Esta verdad de la perfección como filiación es llevada por el evangelio de Juan a la profundidad eminente de la cristología. En Juan, Jesús mismo es el Perfecto, que puede decir “Yo soy el Camino, la Verdad y la Vida” (Jn 14, 6) porque es el Perfecto Hijo, que sabe que “el Hijo no puede hacer nada por sí mismo sino lo que ve hacer al Padre, lo que hace el Padre, lo hace igualmente el Hijo” (Jn 5, 19). Jesús es el hombre más perfecto porque es el Hijo, porque es hombre siendo el Hijo de Dios.

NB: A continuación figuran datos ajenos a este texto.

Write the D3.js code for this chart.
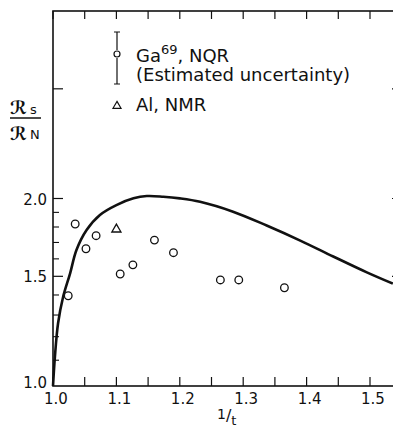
<!DOCTYPE html>
<html>
<head>
<meta charset="utf-8">
<script src="https://cdn.jsdelivr.net/npm/d3@7"></script>
<style>
body { margin: 0; background: #fff; }
text { font-family: "DejaVu Sans", sans-serif; fill: #111; }
</style>
</head>
<body>
<svg id="chart" width="393" height="430"></svg>
<script>
// theory curve
var curveX = [1.0, 1.003, 1.008, 1.016, 1.027, 1.037, 1.053, 1.074, 1.100, 1.127, 1.148, 1.174, 1.200, 1.232, 1.284, 1.337, 1.390, 1.442, 1.495, 1.536];
var curveY = [1.0, 1.114, 1.261, 1.391, 1.517, 1.653, 1.780, 1.882, 1.952, 2.001, 2.018, 2.013, 2.001, 1.976, 1.905, 1.810, 1.712, 1.614, 1.522, 1.460];

// Ga69 NQR points
var gaX = [1.024, 1.035, 1.052, 1.068, 1.106, 1.126, 1.160, 1.190, 1.264, 1.293, 1.365];
var gaY = [1.396, 1.820, 1.661, 1.743, 1.513, 1.565, 1.715, 1.637, 1.480, 1.480, 1.438];

// Al NMR point
var alX = [1.100];
var alY = [1.791];

var xTicks = [1.0, 1.1, 1.2, 1.3, 1.4, 1.5];
var xMinor = [1.05, 1.15, 1.25, 1.35, 1.45];
var yTicks = [1.0, 1.5, 2.0];
var yMajor = [1.5, 2.0, 3.0];
var yMinor = [1.1, 1.2, 1.3, 1.4, 1.6, 1.7, 1.8, 1.9];

var svg = d3.select('#chart');

var xScale = d3.scaleLinear().domain([1.0, 1.5]).range([53, 370]);
var yScale = d3.scaleLog().domain([1, 4]).range([386, 11]);

var pLeft = 53, pRight = 402, pTop = 11, pBottom = 386;

// frame
svg.append("rect")
    .attr("x", pLeft).attr("y", pTop)
    .attr("width", pRight - pLeft).attr("height", pBottom - pTop)
    .attr("fill", "none")
    .attr("stroke", "#111")
    .attr("stroke-width", 1.6);

// x ticks, bottom and top
var allX = xTicks.concat(xMinor);
svg.selectAll(".xtb").data(allX).enter().append("line")
    .attr("x1", d => xScale(d)).attr("x2", d => xScale(d))
    .attr("y1", pBottom).attr("y2", pBottom - 9)
    .attr("stroke", "#111").attr("stroke-width", 1.2);
svg.selectAll(".xtt").data(allX).enter().append("line")
    .attr("x1", d => xScale(d)).attr("x2", d => xScale(d))
    .attr("y1", pTop).attr("y2", pTop + 8)
    .attr("stroke", "#111").attr("stroke-width", 1.2);

svg.selectAll(".xl").data(xTicks).enter().append("text")
    .attr("x", d => xScale(d) + 3)
    .attr("y", 404)
    .attr("text-anchor", "middle")
    .attr("font-size", 15)
    .text(d => d.toFixed(1));

// y ticks, left and right
svg.selectAll(".ytm").data(yMajor).enter().append("line")
    .attr("x1", pLeft).attr("x2", pLeft + 10)
    .attr("y1", d => yScale(d)).attr("y2", d => yScale(d))
    .attr("stroke", "#111").attr("stroke-width", 1.2);
svg.selectAll(".ytn").data(yMinor).enter().append("line")
    .attr("x1", pLeft).attr("x2", pLeft + 6)
    .attr("y1", d => yScale(d)).attr("y2", d => yScale(d))
    .attr("stroke", "#111").attr("stroke-width", 1.1);
svg.selectAll(".ytr").data(yMajor).enter().append("line")
    .attr("x1", pRight).attr("x2", pRight - 10)
    .attr("y1", d => yScale(d)).attr("y2", d => yScale(d))
    .attr("stroke", "#111").attr("stroke-width", 1.2);

svg.selectAll(".yl").data(yTicks).enter().append("text")
    .attr("x", 47)
    .attr("y", d => yScale(d) + (d === 1.0 ? 2 : 6))
    .attr("text-anchor", "end")
    .attr("font-size", 15)
    .text(d => d.toFixed(1));

// axis titles
var yl = svg.append("g");
yl.append("text").attr("x", 10).attr("y", 114).attr("font-size", 18).attr("font-weight", "bold").text("ℛ");
yl.append("text").attr("x", 30).attr("y", 114).attr("font-size", 13).text("s");
yl.append("line").attr("x1", 10).attr("x2", 41).attr("y1", 118).attr("y2", 118)
    .attr("stroke", "#111").attr("stroke-width", 1.5);
yl.append("text").attr("x", 10).attr("y", 140).attr("font-size", 18).attr("font-weight", "bold").text("ℛ");
yl.append("text").attr("x", 30).attr("y", 139).attr("font-size", 13).text("N");

var xl = svg.append("text").attr("x", 217).attr("y", 424).attr("font-size", 16);
xl.append("tspan").attr("font-size", 14).attr("dy", -5).text("1");
xl.append("tspan").attr("font-size", 16).attr("dy", 2).text("/");
xl.append("tspan").attr("font-size", 13).attr("dy", 4).text("t");

// curve
var line = d3.line()
    .x(function (d) { return xScale(d[0]); })
    .y(function (d) { return yScale(d[1]); })
    .curve(d3.curveCatmullRom.alpha(0.5));

svg.append("path")
    .datum(d3.zip(curveX, curveY))
    .attr("fill", "none")
    .attr("stroke", "#111")
    .attr("stroke-width", 2.6)
    .attr("d", line);

// points
svg.selectAll(".ga").data(d3.zip(gaX, gaY)).enter().append("circle")
    .attr("cx", d => xScale(d[0]))
    .attr("cy", d => yScale(d[1]))
    .attr("r", 3.8)
    .attr("fill", "#fff")
    .attr("stroke", "#111")
    .attr("stroke-width", 1.3);

var tri = d3.symbol().type(d3.symbolTriangle).size(36);
svg.selectAll(".al").data(d3.zip(alX, alY)).enter().append("path")
    .attr("transform", d => "translate(" + xScale(d[0]) + "," + (yScale(d[1]) + 1) + ")")
    .attr("d", tri)
    .attr("fill", "#fff")
    .attr("stroke", "#111")
    .attr("stroke-width", 1.3);

// legend
var lg = svg.append("g");
lg.append("path")
    .attr("d", "M114,32H120M117,32V50M117,58V84M114,84H120")
    .attr("fill", "none").attr("stroke", "#111").attr("stroke-width", 1.2);
lg.append("circle").attr("cx", 117).attr("cy", 54).attr("r", 3)
    .attr("fill", "#fff").attr("stroke", "#111").attr("stroke-width", 1.2);
var t1 = lg.append("text").attr("x", 136).attr("y", 62).attr("font-size", 18);
t1.append("tspan").text("Ga");
t1.append("tspan").attr("dy", -8).attr("font-size", 13).text("69");
t1.append("tspan").attr("dy", 8).text(", NQR");
lg.append("text").attr("x", 136).attr("y", 81).attr("font-size", 18).text("(Estimated uncertainty)");
lg.append("path")
    .attr("transform", "translate(117,106)")
    .attr("d", d3.symbol().type(d3.symbolTriangle).size(28))
    .attr("fill", "#fff").attr("stroke", "#111").attr("stroke-width", 1.2);
lg.append("text").attr("x", 136).attr("y", 111).attr("font-size", 18).text("Al, NMR");
</script>
</body>
</html>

Perfección cristiana y filiación van de la mano. El corazón del Sermón de la Montaña es Jesús enseñándonos a rezar: "Padre nuestro...": toda la enseñanza de Jesús es enseñarnos a ser hijos de Dios. Toda la acción del Espíritu (y por ende, toda la misión de la Iglesia) consiste en hacernos hijos de Dios (cf. Gál 4, 4), hasta que seamos plenamente "Cristo". Ser cristianos es haber recibido el amor del Padre manifestado en Cristo Jesús. Ser cristianos es ser "hijos en el Hijo", Jesucristo.